Stored items
------------------------------------------------

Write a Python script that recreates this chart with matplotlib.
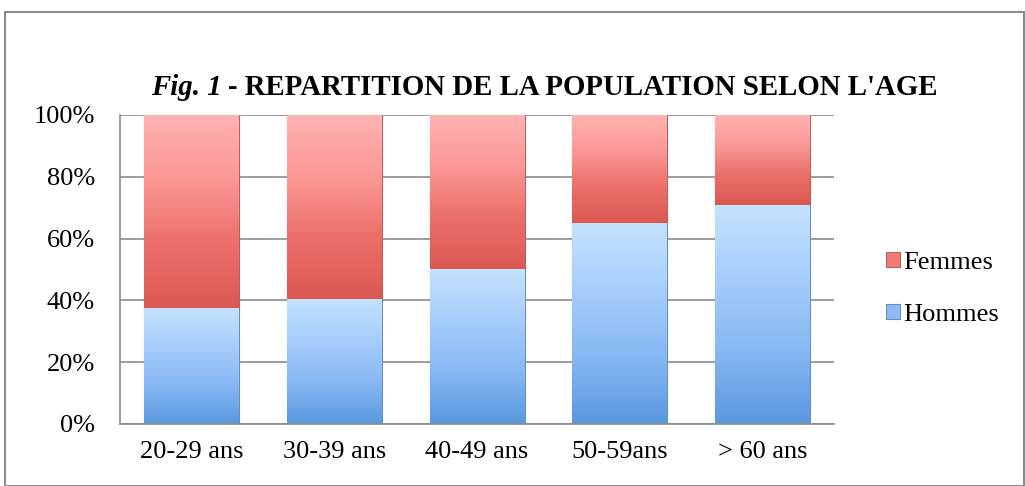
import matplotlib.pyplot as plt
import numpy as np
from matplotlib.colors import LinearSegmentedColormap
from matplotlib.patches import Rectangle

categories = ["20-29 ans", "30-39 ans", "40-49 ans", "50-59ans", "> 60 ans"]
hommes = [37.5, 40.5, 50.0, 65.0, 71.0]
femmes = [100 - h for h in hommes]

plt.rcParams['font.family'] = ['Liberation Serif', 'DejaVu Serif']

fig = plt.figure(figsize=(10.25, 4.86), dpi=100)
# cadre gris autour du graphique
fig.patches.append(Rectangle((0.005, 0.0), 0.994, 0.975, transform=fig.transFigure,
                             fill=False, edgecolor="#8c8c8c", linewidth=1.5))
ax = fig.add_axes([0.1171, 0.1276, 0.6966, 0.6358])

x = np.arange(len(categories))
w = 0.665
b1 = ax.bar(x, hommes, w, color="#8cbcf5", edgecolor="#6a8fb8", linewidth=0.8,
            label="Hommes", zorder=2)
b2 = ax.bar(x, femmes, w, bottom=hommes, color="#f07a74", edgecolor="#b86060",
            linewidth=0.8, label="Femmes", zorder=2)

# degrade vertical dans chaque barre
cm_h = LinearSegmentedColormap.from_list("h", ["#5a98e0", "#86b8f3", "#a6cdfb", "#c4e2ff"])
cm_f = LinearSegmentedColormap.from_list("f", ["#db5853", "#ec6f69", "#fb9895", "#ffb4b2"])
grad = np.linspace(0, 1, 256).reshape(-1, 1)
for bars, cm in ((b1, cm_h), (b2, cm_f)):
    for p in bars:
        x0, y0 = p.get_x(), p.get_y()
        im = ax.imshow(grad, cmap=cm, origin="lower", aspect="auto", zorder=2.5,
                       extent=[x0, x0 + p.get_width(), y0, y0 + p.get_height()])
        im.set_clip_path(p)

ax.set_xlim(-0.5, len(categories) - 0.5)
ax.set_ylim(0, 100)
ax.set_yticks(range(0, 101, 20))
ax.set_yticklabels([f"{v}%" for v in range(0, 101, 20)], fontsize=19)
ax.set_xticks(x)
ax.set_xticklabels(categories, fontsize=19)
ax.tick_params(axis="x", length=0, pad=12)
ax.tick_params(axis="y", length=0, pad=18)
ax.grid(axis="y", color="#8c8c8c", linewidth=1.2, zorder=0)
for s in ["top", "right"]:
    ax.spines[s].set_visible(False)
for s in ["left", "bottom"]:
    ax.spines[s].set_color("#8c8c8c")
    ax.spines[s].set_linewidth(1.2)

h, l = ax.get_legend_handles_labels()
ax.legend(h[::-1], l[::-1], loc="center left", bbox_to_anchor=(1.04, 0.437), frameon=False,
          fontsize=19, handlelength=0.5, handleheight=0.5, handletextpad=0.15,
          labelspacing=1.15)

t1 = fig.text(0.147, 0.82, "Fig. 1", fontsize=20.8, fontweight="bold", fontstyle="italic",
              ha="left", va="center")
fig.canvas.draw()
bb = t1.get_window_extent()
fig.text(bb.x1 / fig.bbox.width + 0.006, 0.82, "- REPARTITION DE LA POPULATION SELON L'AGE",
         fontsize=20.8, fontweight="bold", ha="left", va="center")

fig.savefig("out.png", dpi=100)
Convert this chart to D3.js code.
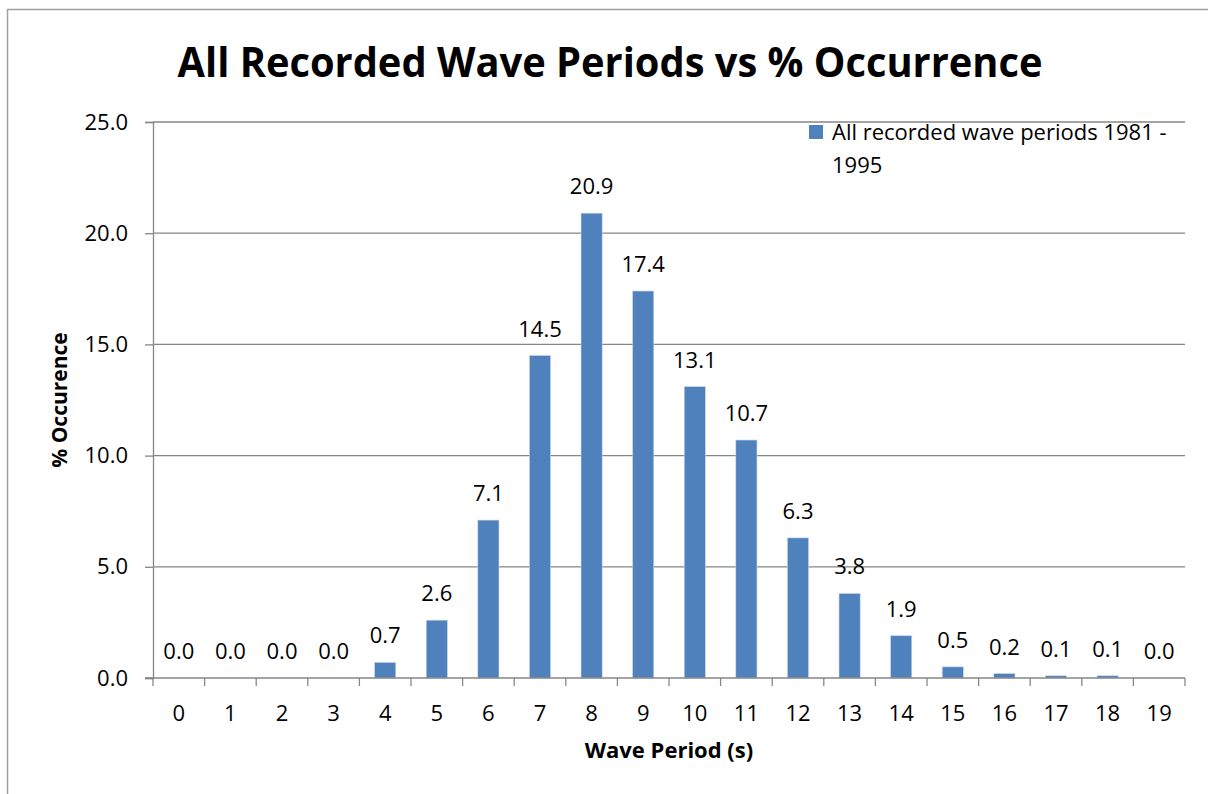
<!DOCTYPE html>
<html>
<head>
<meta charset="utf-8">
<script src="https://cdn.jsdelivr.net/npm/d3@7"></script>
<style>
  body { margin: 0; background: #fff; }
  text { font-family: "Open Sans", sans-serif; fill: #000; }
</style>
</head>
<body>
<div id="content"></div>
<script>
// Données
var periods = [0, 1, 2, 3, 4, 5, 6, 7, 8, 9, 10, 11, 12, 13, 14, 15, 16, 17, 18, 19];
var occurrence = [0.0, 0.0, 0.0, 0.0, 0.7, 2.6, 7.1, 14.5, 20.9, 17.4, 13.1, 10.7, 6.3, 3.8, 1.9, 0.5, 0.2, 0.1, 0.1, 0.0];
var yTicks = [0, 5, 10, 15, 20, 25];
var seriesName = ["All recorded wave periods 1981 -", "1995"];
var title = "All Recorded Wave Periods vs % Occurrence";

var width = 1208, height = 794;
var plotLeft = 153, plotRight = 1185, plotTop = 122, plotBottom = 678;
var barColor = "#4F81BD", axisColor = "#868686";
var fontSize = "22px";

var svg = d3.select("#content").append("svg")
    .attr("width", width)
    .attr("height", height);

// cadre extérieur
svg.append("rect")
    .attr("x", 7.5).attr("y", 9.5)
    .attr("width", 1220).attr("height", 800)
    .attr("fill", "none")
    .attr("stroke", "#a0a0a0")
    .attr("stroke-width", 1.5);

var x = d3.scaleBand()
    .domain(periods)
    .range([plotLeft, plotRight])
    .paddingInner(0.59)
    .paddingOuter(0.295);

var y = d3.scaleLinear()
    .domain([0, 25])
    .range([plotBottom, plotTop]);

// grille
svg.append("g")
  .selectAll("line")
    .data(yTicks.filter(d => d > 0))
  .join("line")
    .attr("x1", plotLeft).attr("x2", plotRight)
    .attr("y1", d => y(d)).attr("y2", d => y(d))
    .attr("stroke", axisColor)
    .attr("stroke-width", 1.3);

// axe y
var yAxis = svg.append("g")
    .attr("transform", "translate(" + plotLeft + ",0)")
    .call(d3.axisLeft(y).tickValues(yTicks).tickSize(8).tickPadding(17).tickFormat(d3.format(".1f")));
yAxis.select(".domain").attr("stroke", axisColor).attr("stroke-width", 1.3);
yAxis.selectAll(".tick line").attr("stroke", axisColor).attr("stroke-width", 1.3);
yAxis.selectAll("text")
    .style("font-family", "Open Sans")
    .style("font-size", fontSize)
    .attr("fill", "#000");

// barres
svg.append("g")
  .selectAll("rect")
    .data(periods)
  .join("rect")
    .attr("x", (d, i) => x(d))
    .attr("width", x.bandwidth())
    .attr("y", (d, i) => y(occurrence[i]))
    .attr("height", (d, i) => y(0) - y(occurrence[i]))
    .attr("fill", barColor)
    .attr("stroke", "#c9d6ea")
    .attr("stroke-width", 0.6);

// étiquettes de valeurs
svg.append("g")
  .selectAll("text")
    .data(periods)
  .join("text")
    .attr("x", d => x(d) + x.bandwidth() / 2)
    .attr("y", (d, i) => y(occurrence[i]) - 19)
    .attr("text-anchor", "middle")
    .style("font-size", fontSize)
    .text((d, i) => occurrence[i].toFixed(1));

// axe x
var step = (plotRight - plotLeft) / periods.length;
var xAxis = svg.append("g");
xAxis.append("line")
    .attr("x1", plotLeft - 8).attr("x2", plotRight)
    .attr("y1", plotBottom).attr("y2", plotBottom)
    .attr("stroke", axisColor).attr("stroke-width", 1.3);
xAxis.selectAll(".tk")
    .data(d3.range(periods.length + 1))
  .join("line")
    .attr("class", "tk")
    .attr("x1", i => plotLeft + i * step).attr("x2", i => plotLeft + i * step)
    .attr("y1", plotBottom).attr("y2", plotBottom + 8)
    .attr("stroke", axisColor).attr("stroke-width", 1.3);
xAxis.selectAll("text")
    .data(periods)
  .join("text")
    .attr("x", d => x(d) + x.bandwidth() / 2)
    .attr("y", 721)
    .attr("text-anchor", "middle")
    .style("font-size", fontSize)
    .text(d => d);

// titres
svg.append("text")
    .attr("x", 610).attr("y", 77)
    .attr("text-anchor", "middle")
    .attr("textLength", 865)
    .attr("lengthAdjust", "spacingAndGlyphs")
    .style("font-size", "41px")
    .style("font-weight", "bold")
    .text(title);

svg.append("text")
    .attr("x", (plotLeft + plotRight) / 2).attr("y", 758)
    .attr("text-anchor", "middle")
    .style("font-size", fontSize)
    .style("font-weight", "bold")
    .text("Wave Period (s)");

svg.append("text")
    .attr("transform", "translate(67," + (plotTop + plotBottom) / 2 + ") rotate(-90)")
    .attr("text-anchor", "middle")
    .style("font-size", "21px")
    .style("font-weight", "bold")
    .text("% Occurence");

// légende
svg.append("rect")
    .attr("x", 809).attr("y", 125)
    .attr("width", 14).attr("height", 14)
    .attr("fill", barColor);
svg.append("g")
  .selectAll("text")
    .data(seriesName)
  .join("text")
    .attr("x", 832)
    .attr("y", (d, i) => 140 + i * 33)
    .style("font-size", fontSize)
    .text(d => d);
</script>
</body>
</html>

------------------------------------------------

EXERCISE PROMPT
Exactly reproduce the run of lines from the start of the listing through the line with "from matplotlib.patches import Rectangle", inclusive; pictures are not copied.

ANSWER
Write a Python script that recreates this chart with matplotlib.
import matplotlib.pyplot as plt
import numpy as np
from matplotlib.colors import LinearSegmentedColormap
from matplotlib.patches import Rectangle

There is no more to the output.